#### The problem:
Please copy all the lines that follow, word for word.

-------- Material --------

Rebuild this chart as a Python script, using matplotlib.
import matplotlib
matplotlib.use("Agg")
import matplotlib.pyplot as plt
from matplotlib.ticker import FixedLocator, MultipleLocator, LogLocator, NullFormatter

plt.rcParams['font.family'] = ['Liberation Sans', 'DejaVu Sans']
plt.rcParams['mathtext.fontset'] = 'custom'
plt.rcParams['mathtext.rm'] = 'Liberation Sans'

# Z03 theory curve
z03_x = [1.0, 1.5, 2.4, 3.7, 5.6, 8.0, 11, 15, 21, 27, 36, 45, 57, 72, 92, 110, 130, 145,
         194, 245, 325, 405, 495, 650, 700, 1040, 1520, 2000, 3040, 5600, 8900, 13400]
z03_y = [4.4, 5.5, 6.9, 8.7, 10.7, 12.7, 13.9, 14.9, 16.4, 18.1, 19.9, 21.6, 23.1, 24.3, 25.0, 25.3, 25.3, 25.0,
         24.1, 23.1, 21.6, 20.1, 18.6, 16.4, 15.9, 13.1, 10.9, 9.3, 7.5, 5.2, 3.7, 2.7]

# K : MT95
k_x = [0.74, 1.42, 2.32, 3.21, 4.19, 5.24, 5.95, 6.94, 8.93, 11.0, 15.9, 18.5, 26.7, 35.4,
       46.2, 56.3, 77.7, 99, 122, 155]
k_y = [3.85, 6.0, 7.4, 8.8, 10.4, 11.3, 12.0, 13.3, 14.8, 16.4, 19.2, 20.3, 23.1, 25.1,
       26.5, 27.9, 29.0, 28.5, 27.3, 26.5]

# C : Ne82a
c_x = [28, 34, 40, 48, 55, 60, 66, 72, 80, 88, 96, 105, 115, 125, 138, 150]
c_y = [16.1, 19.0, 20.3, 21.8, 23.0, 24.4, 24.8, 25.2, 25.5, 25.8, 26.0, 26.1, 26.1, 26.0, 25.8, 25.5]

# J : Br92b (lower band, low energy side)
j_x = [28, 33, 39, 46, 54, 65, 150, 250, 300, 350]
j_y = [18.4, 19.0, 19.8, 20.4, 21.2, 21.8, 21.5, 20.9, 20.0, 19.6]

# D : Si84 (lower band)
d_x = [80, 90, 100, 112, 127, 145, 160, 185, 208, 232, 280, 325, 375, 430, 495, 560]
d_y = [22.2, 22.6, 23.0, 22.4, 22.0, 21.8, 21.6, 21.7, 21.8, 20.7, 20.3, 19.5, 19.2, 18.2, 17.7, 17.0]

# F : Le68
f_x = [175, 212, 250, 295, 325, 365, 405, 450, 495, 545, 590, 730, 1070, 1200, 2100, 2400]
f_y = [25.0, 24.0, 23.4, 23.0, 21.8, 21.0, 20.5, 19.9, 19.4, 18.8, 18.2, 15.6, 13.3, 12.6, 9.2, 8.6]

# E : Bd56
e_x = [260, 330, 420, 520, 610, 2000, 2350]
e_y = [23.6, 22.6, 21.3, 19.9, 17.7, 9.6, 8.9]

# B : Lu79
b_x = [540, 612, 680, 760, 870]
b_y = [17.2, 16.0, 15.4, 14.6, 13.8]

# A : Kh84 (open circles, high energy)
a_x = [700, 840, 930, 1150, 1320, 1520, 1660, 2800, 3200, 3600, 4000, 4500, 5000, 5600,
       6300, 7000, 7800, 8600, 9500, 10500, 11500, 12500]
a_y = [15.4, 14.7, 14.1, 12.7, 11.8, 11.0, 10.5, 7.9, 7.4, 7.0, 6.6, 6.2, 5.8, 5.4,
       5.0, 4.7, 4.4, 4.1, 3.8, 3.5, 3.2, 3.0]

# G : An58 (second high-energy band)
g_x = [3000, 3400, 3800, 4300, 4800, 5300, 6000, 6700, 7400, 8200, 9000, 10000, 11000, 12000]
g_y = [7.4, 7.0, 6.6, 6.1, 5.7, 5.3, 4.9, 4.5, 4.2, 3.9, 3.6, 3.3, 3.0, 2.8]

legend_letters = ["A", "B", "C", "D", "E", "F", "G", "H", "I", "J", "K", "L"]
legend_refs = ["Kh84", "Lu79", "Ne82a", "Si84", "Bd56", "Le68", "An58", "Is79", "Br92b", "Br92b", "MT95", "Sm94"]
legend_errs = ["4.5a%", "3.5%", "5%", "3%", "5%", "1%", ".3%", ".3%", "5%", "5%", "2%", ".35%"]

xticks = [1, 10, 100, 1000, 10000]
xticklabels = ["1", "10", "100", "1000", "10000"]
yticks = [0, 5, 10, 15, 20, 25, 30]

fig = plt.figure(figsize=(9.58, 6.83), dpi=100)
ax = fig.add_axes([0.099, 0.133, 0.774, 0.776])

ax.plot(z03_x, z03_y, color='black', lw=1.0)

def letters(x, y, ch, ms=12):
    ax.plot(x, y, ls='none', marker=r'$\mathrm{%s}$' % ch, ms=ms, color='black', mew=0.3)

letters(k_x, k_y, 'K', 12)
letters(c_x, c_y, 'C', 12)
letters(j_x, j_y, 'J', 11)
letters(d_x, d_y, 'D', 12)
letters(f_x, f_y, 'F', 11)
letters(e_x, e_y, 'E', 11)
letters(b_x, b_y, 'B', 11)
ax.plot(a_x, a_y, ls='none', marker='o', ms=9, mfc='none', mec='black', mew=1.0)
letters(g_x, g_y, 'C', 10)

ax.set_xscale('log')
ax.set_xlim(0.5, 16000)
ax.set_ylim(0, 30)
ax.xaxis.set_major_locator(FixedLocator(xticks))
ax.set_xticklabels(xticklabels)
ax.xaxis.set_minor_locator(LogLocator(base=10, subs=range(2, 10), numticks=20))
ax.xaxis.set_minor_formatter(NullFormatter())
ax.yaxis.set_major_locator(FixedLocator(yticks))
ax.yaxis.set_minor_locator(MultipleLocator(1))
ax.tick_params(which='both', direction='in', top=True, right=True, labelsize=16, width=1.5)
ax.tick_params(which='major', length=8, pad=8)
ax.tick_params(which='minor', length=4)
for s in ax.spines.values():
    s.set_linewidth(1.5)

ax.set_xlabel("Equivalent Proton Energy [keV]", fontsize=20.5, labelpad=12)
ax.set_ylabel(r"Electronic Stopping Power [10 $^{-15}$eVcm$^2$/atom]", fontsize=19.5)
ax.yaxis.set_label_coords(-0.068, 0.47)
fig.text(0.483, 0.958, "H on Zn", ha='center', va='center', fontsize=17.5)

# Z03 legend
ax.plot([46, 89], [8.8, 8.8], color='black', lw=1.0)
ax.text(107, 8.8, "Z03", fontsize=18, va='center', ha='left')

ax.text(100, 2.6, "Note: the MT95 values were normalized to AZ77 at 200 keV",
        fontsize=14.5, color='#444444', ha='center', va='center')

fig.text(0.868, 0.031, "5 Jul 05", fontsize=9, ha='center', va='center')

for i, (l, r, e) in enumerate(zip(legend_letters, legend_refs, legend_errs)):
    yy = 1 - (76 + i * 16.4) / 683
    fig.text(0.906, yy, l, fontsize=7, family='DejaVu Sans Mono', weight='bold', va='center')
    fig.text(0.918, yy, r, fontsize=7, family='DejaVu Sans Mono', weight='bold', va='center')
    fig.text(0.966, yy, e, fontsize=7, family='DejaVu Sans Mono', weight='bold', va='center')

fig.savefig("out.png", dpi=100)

--------

#### Expected output:
Rebuild this chart as a Python script, using matplotlib.
import matplotlib
matplotlib.use("Agg")
import matplotlib.pyplot as plt
from matplotlib.ticker import FixedLocator, MultipleLocator, LogLocator, NullFormatter

plt.rcParams['font.family'] = ['Liberation Sans', 'DejaVu Sans']
plt.rcParams['mathtext.fontset'] = 'custom'
plt.rcParams['mathtext.rm'] = 'Liberation Sans'

# Z03 theory curve
z03_x = [1.0, 1.5, 2.4, 3.7, 5.6, 8.0, 11, 15, 21, 27, 36, 45, 57, 72, 92, 110, 130, 145,
         194, 245, 325, 405, 495, 650, 700, 1040, 1520, 2000, 3040, 5600, 8900, 13400]
z03_y = [4.4, 5.5, 6.9, 8.7, 10.7, 12.7, 13.9, 14.9, 16.4, 18.1, 19.9, 21.6, 23.1, 24.3, 25.0, 25.3, 25.3, 25.0,
         24.1, 23.1, 21.6, 20.1, 18.6, 16.4, 15.9, 13.1, 10.9, 9.3, 7.5, 5.2, 3.7, 2.7]

# K : MT95
k_x = [0.74, 1.42, 2.32, 3.21, 4.19, 5.24, 5.95, 6.94, 8.93, 11.0, 15.9, 18.5, 26.7, 35.4,
       46.2, 56.3, 77.7, 99, 122, 155]
k_y = [3.85, 6.0, 7.4, 8.8, 10.4, 11.3, 12.0, 13.3, 14.8, 16.4, 19.2, 20.3, 23.1, 25.1,
       26.5, 27.9, 29.0, 28.5, 27.3, 26.5]

# C : Ne82a
c_x = [28, 34, 40, 48, 55, 60, 66, 72, 80, 88, 96, 105, 115, 125, 138, 150]
c_y = [16.1, 19.0, 20.3, 21.8, 23.0, 24.4, 24.8, 25.2, 25.5, 25.8, 26.0, 26.1, 26.1, 26.0, 25.8, 25.5]

# J : Br92b (lower band, low energy side)
j_x = [28, 33, 39, 46, 54, 65, 150, 250, 300, 350]
j_y = [18.4, 19.0, 19.8, 20.4, 21.2, 21.8, 21.5, 20.9, 20.0, 19.6]

# D : Si84 (lower band)
d_x = [80, 90, 100, 112, 127, 145, 160, 185, 208, 232, 280, 325, 375, 430, 495, 560]
d_y = [22.2, 22.6, 23.0, 22.4, 22.0, 21.8, 21.6, 21.7, 21.8, 20.7, 20.3, 19.5, 19.2, 18.2, 17.7, 17.0]

# F : Le68
f_x = [175, 212, 250, 295, 325, 365, 405, 450, 495, 545, 590, 730, 1070, 1200, 2100, 2400]
f_y = [25.0, 24.0, 23.4, 23.0, 21.8, 21.0, 20.5, 19.9, 19.4, 18.8, 18.2, 15.6, 13.3, 12.6, 9.2, 8.6]

# E : Bd56
e_x = [260, 330, 420, 520, 610, 2000, 2350]
e_y = [23.6, 22.6, 21.3, 19.9, 17.7, 9.6, 8.9]

# B : Lu79
b_x = [540, 612, 680, 760, 870]
b_y = [17.2, 16.0, 15.4, 14.6, 13.8]

# A : Kh84 (open circles, high energy)
a_x = [700, 840, 930, 1150, 1320, 1520, 1660, 2800, 3200, 3600, 4000, 4500, 5000, 5600,
       6300, 7000, 7800, 8600, 9500, 10500, 11500, 12500]
a_y = [15.4, 14.7, 14.1, 12.7, 11.8, 11.0, 10.5, 7.9, 7.4, 7.0, 6.6, 6.2, 5.8, 5.4,
       5.0, 4.7, 4.4, 4.1, 3.8, 3.5, 3.2, 3.0]

# G : An58 (second high-energy band)
g_x = [3000, 3400, 3800, 4300, 4800, 5300, 6000, 6700, 7400, 8200, 9000, 10000, 11000, 12000]
g_y = [7.4, 7.0, 6.6, 6.1, 5.7, 5.3, 4.9, 4.5, 4.2, 3.9, 3.6, 3.3, 3.0, 2.8]

legend_letters = ["A", "B", "C", "D", "E", "F", "G", "H", "I", "J", "K", "L"]
legend_refs = ["Kh84", "Lu79", "Ne82a", "Si84", "Bd56", "Le68", "An58", "Is79", "Br92b", "Br92b", "MT95", "Sm94"]
legend_errs = ["4.5a%", "3.5%", "5%", "3%", "5%", "1%", ".3%", ".3%", "5%", "5%", "2%", ".35%"]

xticks = [1, 10, 100, 1000, 10000]
xticklabels = ["1", "10", "100", "1000", "10000"]
yticks = [0, 5, 10, 15, 20, 25, 30]

fig = plt.figure(figsize=(9.58, 6.83), dpi=100)
ax = fig.add_axes([0.099, 0.133, 0.774, 0.776])

ax.plot(z03_x, z03_y, color='black', lw=1.0)

def letters(x, y, ch, ms=12):
    ax.plot(x, y, ls='none', marker=r'$\mathrm{%s}$' % ch, ms=ms, color='black', mew=0.3)

letters(k_x, k_y, 'K', 12)
letters(c_x, c_y, 'C', 12)
letters(j_x, j_y, 'J', 11)
letters(d_x, d_y, 'D', 12)
letters(f_x, f_y, 'F', 11)
letters(e_x, e_y, 'E', 11)
letters(b_x, b_y, 'B', 11)
ax.plot(a_x, a_y, ls='none', marker='o', ms=9, mfc='none', mec='black', mew=1.0)
letters(g_x, g_y, 'C', 10)

ax.set_xscale('log')
ax.set_xlim(0.5, 16000)
ax.set_ylim(0, 30)
ax.xaxis.set_major_locator(FixedLocator(xticks))
ax.set_xticklabels(xticklabels)
ax.xaxis.set_minor_locator(LogLocator(base=10, subs=range(2, 10), numticks=20))
ax.xaxis.set_minor_formatter(NullFormatter())
ax.yaxis.set_major_locator(FixedLocator(yticks))
ax.yaxis.set_minor_locator(MultipleLocator(1))
ax.tick_params(which='both', direction='in', top=True, right=True, labelsize=16, width=1.5)
ax.tick_params(which='major', length=8, pad=8)
ax.tick_params(which='minor', length=4)
for s in ax.spines.values():
    s.set_linewidth(1.5)

ax.set_xlabel("Equivalent Proton Energy [keV]", fontsize=20.5, labelpad=12)
ax.set_ylabel(r"Electronic Stopping Power [10 $^{-15}$eVcm$^2$/atom]", fontsize=19.5)
ax.yaxis.set_label_coords(-0.068, 0.47)
fig.text(0.483, 0.958, "H on Zn", ha='center', va='center', fontsize=17.5)

# Z03 legend
ax.plot([46, 89], [8.8, 8.8], color='black', lw=1.0)
ax.text(107, 8.8, "Z03", fontsize=18, va='center', ha='left')

ax.text(100, 2.6, "Note: the MT95 values were normalized to AZ77 at 200 keV",
        fontsize=14.5, color='#444444', ha='center', va='center')

fig.text(0.868, 0.031, "5 Jul 05", fontsize=9, ha='center', va='center')

for i, (l, r, e) in enumerate(zip(legend_letters, legend_refs, legend_errs)):
    yy = 1 - (76 + i * 16.4) / 683
    fig.text(0.906, yy, l, fontsize=7, family='DejaVu Sans Mono', weight='bold', va='center')
    fig.text(0.918, yy, r, fontsize=7, family='DejaVu Sans Mono', weight='bold', va='center')
    fig.text(0.966, yy, e, fontsize=7, family='DejaVu Sans Mono', weight='bold', va='center')

fig.savefig("out.png", dpi=100)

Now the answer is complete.